More Records that Helped Me Make Progress in Audio

The track that started us down the road to our first Sauter-Finegan shootout is, to this very day, our Number One Test Track of All Time, a little ditty known as the Song of the Volga Boatman.

We first heard it back in the 90s on Bob and Ray Throw a Stereo Spectacular, which is still the version we test with, but this album of forward-looking big band contains that track  as well as 10 others, all with truly amazing sound.

Why is the Song of the Volga Boatman our ultimate test track?

The simplest way to understand it is that all the instruments are being played live in the studio, and all of them in the huge soundfield are real and acoustic — string bass, drums, horns of every size and type, woodwinds, percussion, tubular bells, etc.

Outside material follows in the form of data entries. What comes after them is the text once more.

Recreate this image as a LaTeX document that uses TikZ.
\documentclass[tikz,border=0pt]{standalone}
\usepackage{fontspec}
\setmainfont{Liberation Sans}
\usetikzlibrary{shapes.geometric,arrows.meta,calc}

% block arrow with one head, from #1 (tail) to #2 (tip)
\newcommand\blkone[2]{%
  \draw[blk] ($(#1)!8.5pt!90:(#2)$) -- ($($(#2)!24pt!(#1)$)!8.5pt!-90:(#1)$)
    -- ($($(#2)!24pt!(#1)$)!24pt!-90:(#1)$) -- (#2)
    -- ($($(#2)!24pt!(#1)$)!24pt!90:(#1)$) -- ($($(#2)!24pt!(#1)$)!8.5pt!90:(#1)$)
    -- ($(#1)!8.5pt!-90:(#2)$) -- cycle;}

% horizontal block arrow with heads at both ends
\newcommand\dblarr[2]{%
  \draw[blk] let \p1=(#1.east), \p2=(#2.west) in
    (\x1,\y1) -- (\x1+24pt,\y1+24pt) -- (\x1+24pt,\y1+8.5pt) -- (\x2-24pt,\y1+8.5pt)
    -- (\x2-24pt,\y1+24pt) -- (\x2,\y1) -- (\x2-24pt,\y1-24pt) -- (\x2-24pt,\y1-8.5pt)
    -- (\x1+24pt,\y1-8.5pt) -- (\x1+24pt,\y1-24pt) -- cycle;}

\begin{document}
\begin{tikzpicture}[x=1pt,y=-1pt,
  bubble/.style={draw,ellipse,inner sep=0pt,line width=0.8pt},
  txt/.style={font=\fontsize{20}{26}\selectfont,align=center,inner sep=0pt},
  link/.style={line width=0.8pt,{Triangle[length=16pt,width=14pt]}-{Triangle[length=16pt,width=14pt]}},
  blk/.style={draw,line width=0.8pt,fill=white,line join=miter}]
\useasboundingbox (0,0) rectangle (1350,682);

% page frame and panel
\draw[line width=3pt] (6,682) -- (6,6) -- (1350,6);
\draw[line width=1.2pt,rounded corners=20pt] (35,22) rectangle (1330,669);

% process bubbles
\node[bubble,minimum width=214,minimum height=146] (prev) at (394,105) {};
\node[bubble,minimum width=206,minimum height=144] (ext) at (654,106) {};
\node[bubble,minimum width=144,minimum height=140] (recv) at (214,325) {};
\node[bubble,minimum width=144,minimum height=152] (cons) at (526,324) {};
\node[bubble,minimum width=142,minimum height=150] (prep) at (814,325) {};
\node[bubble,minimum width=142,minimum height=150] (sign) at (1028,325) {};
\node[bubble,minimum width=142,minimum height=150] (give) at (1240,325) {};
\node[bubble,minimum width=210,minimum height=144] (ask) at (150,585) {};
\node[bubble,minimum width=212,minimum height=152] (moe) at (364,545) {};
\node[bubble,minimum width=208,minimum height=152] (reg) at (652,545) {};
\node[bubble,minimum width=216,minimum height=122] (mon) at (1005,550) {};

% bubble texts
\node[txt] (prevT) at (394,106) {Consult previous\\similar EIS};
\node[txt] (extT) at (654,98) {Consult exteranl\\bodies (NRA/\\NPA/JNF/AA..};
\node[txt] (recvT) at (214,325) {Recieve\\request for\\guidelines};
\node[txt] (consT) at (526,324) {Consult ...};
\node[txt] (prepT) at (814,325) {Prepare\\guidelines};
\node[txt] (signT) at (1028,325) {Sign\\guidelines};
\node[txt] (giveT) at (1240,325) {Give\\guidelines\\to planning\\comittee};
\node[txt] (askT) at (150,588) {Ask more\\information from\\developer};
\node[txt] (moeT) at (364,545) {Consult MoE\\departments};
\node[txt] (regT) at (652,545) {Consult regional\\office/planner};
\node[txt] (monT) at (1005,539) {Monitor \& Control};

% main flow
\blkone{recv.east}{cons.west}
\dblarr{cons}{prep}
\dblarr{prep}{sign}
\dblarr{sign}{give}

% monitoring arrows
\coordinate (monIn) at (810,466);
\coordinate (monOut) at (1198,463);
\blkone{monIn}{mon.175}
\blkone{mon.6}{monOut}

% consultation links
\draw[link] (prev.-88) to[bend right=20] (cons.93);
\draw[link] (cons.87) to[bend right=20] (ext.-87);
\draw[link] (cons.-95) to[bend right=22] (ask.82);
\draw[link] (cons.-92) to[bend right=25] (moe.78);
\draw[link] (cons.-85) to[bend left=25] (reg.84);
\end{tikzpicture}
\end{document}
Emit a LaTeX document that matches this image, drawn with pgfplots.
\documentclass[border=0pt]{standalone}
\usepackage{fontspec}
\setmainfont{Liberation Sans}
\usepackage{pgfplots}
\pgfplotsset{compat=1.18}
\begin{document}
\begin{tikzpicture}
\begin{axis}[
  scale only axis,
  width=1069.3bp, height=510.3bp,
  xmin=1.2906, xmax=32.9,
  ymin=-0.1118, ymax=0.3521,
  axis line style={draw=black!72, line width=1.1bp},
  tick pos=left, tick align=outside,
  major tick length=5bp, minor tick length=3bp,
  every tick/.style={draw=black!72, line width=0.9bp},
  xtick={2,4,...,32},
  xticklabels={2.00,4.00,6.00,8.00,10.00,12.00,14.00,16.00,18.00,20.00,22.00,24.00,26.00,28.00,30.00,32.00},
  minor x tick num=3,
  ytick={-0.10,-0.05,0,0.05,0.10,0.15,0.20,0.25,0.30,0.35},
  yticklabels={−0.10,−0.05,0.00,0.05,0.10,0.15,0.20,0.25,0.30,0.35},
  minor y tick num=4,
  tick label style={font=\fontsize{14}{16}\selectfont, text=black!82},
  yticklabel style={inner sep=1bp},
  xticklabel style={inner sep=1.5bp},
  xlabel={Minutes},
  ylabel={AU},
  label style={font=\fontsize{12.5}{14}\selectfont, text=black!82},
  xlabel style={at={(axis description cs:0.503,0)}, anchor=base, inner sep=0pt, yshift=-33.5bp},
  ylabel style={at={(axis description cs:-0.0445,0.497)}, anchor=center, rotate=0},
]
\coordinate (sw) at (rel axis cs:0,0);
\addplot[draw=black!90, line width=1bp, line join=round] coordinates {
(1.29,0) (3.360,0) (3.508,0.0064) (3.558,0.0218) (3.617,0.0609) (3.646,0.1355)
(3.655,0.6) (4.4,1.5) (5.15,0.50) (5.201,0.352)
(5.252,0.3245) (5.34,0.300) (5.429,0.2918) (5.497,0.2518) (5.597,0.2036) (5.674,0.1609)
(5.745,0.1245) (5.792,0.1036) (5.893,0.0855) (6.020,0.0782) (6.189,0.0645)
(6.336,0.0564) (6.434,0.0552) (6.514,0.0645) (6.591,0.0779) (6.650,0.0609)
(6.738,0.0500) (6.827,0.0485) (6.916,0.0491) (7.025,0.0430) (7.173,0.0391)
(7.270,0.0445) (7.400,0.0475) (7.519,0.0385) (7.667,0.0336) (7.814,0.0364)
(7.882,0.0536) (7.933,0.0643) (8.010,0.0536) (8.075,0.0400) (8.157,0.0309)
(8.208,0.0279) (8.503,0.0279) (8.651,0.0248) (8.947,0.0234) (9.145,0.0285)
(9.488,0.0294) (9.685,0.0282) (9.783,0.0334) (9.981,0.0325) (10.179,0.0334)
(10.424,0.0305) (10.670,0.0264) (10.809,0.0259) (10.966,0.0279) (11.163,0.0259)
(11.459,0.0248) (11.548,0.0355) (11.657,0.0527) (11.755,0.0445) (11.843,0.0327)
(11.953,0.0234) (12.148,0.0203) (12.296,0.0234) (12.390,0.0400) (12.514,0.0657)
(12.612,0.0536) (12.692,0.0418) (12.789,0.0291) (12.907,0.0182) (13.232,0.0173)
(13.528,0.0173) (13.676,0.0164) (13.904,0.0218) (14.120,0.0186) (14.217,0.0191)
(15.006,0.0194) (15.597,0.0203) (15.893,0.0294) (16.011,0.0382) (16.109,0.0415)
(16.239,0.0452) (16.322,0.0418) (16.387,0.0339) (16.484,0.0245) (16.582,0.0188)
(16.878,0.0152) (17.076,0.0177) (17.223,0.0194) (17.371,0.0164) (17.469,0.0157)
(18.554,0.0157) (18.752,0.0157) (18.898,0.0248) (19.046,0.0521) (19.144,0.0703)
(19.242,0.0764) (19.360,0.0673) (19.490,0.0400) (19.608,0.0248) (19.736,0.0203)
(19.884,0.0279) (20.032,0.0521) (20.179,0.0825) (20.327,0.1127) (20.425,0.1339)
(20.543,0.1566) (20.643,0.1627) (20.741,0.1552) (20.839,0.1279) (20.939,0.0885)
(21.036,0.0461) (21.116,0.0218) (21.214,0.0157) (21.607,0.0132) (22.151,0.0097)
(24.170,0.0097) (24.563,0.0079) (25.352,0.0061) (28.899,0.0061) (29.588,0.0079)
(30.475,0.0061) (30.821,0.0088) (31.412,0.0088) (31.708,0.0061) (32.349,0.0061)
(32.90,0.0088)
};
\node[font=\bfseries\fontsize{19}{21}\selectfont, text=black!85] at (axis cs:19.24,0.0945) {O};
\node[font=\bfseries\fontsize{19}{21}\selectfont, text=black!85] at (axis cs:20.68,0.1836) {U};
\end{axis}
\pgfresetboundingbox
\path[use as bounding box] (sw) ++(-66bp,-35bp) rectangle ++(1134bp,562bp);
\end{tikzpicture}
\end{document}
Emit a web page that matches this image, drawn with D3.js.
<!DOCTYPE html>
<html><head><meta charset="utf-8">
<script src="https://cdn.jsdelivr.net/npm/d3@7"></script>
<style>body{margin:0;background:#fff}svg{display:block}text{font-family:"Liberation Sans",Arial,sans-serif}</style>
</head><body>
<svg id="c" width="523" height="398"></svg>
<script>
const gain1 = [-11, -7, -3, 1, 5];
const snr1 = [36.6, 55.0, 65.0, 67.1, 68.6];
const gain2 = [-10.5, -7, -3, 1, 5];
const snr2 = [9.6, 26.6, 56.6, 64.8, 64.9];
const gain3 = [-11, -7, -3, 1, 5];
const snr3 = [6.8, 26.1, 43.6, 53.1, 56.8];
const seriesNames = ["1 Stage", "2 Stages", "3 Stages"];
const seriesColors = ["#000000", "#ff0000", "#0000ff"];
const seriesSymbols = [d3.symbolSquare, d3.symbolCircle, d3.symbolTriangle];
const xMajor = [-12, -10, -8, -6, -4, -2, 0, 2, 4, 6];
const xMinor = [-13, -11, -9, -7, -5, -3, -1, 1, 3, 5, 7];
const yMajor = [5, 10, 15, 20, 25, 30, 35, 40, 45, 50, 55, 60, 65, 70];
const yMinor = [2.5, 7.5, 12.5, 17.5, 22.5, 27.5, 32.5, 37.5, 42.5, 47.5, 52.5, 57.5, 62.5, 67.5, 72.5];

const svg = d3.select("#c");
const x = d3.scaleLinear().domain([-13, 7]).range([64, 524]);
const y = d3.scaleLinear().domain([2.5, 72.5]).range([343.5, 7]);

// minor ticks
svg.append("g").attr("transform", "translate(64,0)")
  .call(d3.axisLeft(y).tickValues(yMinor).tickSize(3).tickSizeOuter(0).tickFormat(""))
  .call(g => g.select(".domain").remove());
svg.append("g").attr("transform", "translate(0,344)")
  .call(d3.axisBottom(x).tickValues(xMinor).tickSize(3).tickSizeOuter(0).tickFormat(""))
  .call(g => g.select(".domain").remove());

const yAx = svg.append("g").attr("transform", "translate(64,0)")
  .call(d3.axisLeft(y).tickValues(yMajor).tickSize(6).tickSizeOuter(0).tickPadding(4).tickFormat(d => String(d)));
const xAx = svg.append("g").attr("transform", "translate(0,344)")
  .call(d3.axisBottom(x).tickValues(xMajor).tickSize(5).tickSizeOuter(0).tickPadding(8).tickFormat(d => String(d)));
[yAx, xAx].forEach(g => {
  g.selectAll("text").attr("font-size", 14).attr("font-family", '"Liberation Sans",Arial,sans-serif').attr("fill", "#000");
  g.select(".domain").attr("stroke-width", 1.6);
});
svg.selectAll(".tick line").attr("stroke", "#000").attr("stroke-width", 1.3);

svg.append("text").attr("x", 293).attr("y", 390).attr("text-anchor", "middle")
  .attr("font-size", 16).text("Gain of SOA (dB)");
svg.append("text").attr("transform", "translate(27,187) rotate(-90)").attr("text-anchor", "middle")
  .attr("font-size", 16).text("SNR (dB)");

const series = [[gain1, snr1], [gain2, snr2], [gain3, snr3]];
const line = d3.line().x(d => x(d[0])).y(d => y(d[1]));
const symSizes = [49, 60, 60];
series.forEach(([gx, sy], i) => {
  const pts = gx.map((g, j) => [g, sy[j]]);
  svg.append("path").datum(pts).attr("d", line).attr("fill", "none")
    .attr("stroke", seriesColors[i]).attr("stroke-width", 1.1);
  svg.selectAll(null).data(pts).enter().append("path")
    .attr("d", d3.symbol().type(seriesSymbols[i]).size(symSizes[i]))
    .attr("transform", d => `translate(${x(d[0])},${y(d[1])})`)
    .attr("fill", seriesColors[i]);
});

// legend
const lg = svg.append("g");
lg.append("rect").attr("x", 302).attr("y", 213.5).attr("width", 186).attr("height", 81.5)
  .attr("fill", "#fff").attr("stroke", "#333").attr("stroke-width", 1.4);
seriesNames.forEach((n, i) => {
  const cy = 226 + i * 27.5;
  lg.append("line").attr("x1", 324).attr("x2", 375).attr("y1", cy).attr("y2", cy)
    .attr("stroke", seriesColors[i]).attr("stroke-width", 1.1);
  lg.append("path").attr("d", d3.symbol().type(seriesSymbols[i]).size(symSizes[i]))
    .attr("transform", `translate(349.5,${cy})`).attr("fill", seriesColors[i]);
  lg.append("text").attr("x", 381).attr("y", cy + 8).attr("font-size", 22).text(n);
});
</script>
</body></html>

In addition, the arrangements given to this roomful of players is so complex and lively that if anything sounds “funny,” to use the precise audiophile nomenclature, it really calls attention to itself.

Port’s Rule states: If it isn’t easy for your Test Discs to sound wrong, they are not very good Test Discs.

Wrong is the natural order of things.

Getting it right is where the work comes in to play.

And it should seem more like play than work or you are unlikely to get very far with it. (That’s another one of Port’s Rules, sometimes referred to as music does the driving.)

When the stereo is right from top to bottom, this song is right from top to bottom, and every other record we know the sound of will have the sound it’s supposed to have.

It seems simple and in some ways it is.

We’ve been getting the Song of the Volga Boatman to sound bigger and better now for years, through scores and scores of changes. At our current stage of audio evolution, at the very loud levels we play it at, it’s shocking how big, powerful and real it seems. It has more of the “live music” qualities we prize than almost any other studio recording I can think of.